Silberhorn社が提供するシステムと技術は、各種部品のバリ、油分、グリースその他の汚染物質を除去するもので、これらを機械加工する企業の製造プロセスにとって不可欠な要素となっています。同社は幅広く標準的な洗浄ソリューションを提供していますが、開発したシステムの多くは、個々の顧客やアプリケーションに合わせるべく、特定の要件を満たすようにカスタマイズされた製品となっています。初期分析を詳細に行い、要件を明確にいた上で、Silberhorn社は最も適切なプロセスソリューションを提案します。アプリケーションに応じてシステム構成を変更し、動作圧力も大きく異なります。圧力は通常100 barから1800 barの範囲となります。
スチール製部品とアルミニウム製部品の両方を加工しているお客様がいるのですが、各材料でできた部品を同じように洗浄できるシステムを必要としていましたが、それ自体があまり一般的ではなく、特殊な案件でした。さらに、洗浄対象となるさまざまな種類の部品に対応できるような柔軟性の高いシステムを求めていました。つまり、洗浄対象をある部品から種類の異なる部品に変更する際、大幅に変更を加えたりセットアップをすることなく、各種各様の部品を洗浄できるシステムを設計する必要がありました。
当初、3種類の部品を対象とするシステムを予定していました。しかし、将来的に他のさまざまな種類の部品にも対応できるような柔軟性に富んだシステムが求められました。当初洗浄対象とされたスチール製部品の重量は最大7㎏、アルミニウム製部品はこれよりやや重く最大10㎏でした。部品の長さは最大約800mm、幅は600mmとなります。
この特殊なアプリケーションのためにSilberhorn社が考え出したソリューションは、ロボットと連続洗浄システムを組み合わせることでした。このシステムでは、その洗浄方法も独特でした。通常、部品を保持し、これを洗浄ユニットにさらして洗浄するのですが、このシステムでは、セル内の2台のロボットが異なる洗浄機器を持って動作し、部品ががシステム内を通過することで洗浄することができるのです。

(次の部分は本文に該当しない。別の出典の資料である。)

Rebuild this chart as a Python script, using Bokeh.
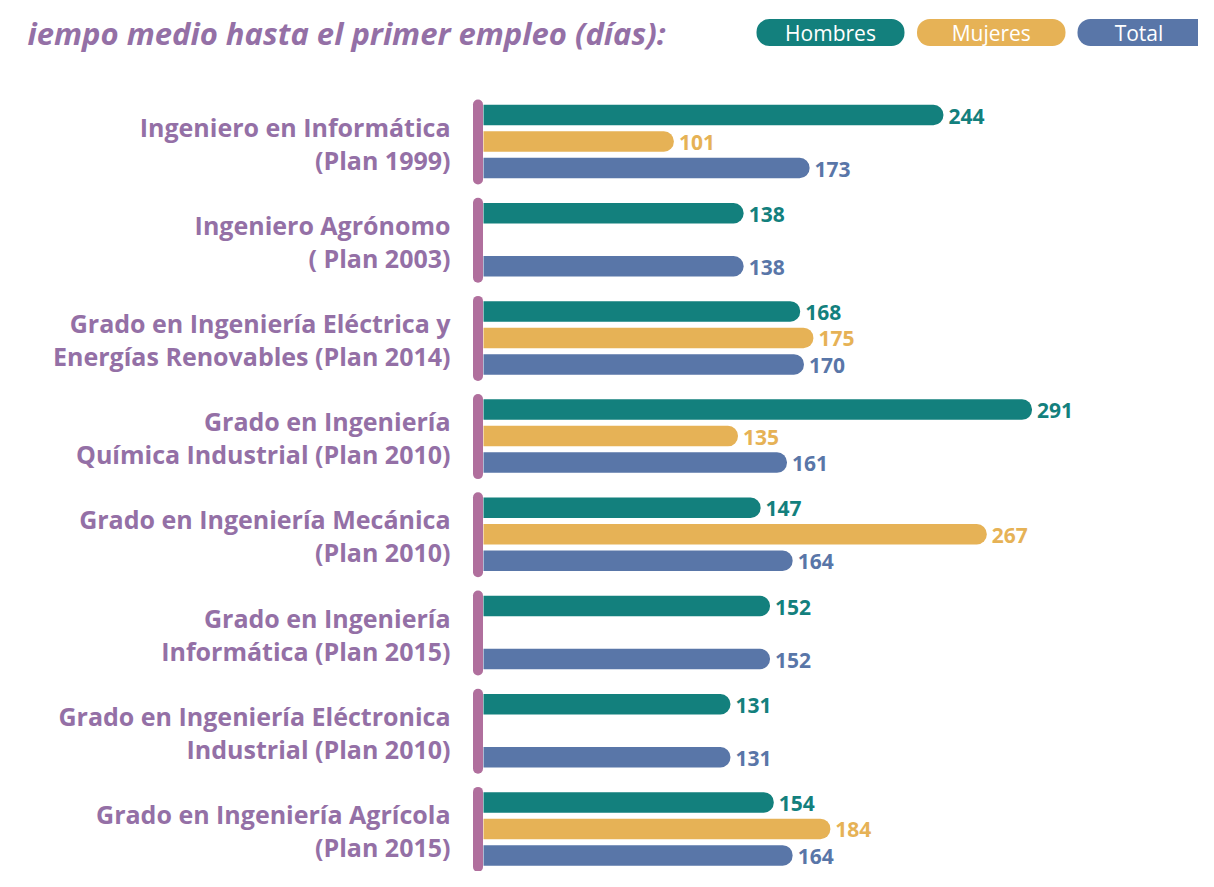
from bokeh.plotting import figure
from bokeh.models import Range1d, ColumnDataSource
from bokeh.core.properties import value
from bokeh.embed import file_html
from bokeh.resources import INLINE

# ---------------- data ----------------
line1 = ["Ingeniero en Informática", "Ingeniero Agrónomo",
         "Grado en Ingeniería Eléctrica y", "Grado en Ingeniería",
         "Grado en Ingeniería Mecánica", "Grado en Ingeniería",
         "Grado en Ingeniería Eléctronica", "Grado en Ingeniería Agrícola"]
line2 = ["(Plan 1999)", "( Plan 2003)",
         "Energías Renovables (Plan 2014)", "Química Industrial (Plan 2010)",
         "(Plan 2010)", "Informática (Plan 2015)",
         "Industrial (Plan 2010)", "(Plan 2015)"]
hombres = [244, 138, 168, 291, 147, 152, 131, 154]
mujeres = [101, None, 175, 135, 267, None, None, 184]
total = [173, 138, 170, 161, 164, 152, 131, 164]
series_names = ["Hombres", "Mujeres", "Total"]
title_text = "iempo medio hasta el primer empleo (días):"

C_H = "#13807d"
C_M = "#e6b256"
C_T = "#5976a8"
C_AX = "#b06f9d"
C_LAB = "#9470a6"

FONT = "Open Sans"

# ---------------- layout helpers ----------------
W, H = 1198, 871
X0 = 483.0          # px of value 0
SC = 1.885          # px per day
def v(px):          # px -> value units
    return (px - X0) / SC

G0, GS = 141.0, 98.2    # group centre (px), group step
BS = 26.5               # bar step inside group

p = figure(width=W, height=H, output_backend="svg", toolbar_location=None,
           x_range=Range1d(v(0), v(W)), y_range=Range1d(H, 0),
           min_border=0, outline_line_color=None)
p.axis.visible = False
p.grid.visible = False
p.background_fill_color = "white"
p.border_fill_color = "white"

gc = [G0 + GS * i for i in range(len(hombres))]

for k, (vals, col) in enumerate([(hombres, C_H), (mujeres, C_M), (total, C_T)]):
    ys, rs = [], []
    for i, val in enumerate(vals):
        if val is None:
            continue
        ys.append(gc[i] + (k - 1) * BS)
        rs.append(val)
    src = ColumnDataSource(dict(y=ys, right=rs, lab=[str(r) for r in rs]))
    p.hbar(y="y", left=0, right="right", height=20.5, source=src,
           fill_color=col, line_color=None, border_radius=(0, 10, 10, 0))
    p.text(x="right", y="y", text="lab", source=src, x_offset=5, y_offset=1,
           text_color=col, text_font=value(FONT), text_font_style="bold",
           text_font_size="21px", text_align="left", text_baseline="middle")

# purple axis per group
p.segment(x0=[v(477.5)] * len(gc), x1=[v(477.5)] * len(gc),
          y0=[g - 37 for g in gc], y1=[g + 38 for g in gc],
          line_color=C_AX, line_width=10, line_cap="round")

# category labels
p.text(x=[v(450)] * len(gc), y=[g - 15 for g in gc], text=line1,
       text_color=C_LAB, text_font=value(FONT), text_font_style="bold",
       text_font_size="25px", text_align="right", text_baseline="middle")
p.text(x=[v(450)] * len(gc), y=[g + 18 for g in gc], text=line2,
       text_color=C_LAB, text_font=value(FONT), text_font_style="bold",
       text_font_size="25px", text_align="right", text_baseline="middle")

# title
p.text(x=[v(665)], y=[32], text=[title_text], text_color=C_LAB,
       text_font=value(FONT), text_font_style="bold italic",
       text_font_size="31px", text_align="right", text_baseline="middle")

# legend pills
pill_l = [756, 916.5, 1077]
pill_r = [904, 1065, 1225]
p.quad(left=[v(a) for a in pill_l], right=[v(b) for b in pill_r],
       top=[18.5] * 3, bottom=[45.5] * 3,
       fill_color=[C_H, C_M, C_T], line_color=None, border_radius=13)
p.text(x=[v((a + b) / 2) for a, b in zip(pill_l, [904, 1065, 1200])],
       y=[32] * 3, text=series_names, text_color="white",
       text_font=value(FONT), text_font_size="21px",
       text_align="center", text_baseline="middle")

open("out.html", "w").write(file_html(p, INLINE))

ストーブリの特殊なツールチェンジャーを使用することでこのシステムは実現することができました。ロボットの汎用性がさらに高まり、ロボット1台につき5種類の洗浄ツールから選んで使用することができるようになりました。システム内の第1ロボットは現在、変更することなく1種類のツールを使用しています。第2ロボットは、その洗浄サイクルにおいて常に2種類の異なるツールにアクセスできる状態にあります。ロボットが洗浄ツールを使用していない時、ツールはロボット上部に収納され、ツール自体が汚れないように保護されます。
ストーブリのツールチェンジャーが作動する環境は非常に厳しいため、通常と異なる素材を使用したり、特殊なコーティングを施したりと革新的なアプローチが必要でした。ウェットエリアには電子センサーががないため、システムはロボットがツールを使用しているかどうか、また、使用している場合、どのツールを使用しているかを圧力ラインを介して認識しています。圧力がかかっていない場合、空気圧モジュールは外部圧力センサーに「チェンジャーにツールがありません」と信号を送ります。圧力がかかっている場合、システムは圧力差によって現在使用されているツールが何なのかを認識することができます。
このプロジェクトの初期段階から、ストーブリはSilberhorn社を訪れ、自動ツールチェンジャーのサンプルを持って議論を開始し、ツールチェンジャーシステムがどのように動作するかのデモンストレーションを行いました。設計段階にいたっては、ストーブリはSilberhorn社と緊密に連携して、アプリケーションと過酷な動作環境に関連する技術的課題を特定し、これを解決しました。その結果、エンドユーザーのプロセス要件と柔軟性の両方の要件を満たす頑丈なシステムが実現しました。
ドイツに本拠を置くSilberhorn Maschinenbau GmbHは、工業用部品洗浄および高圧ウォータージェットでのバリ取りシステムの設計、開発、製造を専門としています。Silberhorn Groupの一部であり、約200人の従業員を擁するこの中規模企業は、チャンバー洗浄システム、連続システム、ロボットセルなどを含む包括的な水性洗浄システムを提供しています。同社は、35年以上にわたり、世界中に名の知れた顧客に対して、革新的な水性洗浄およびバリ取りシステムを提供しています。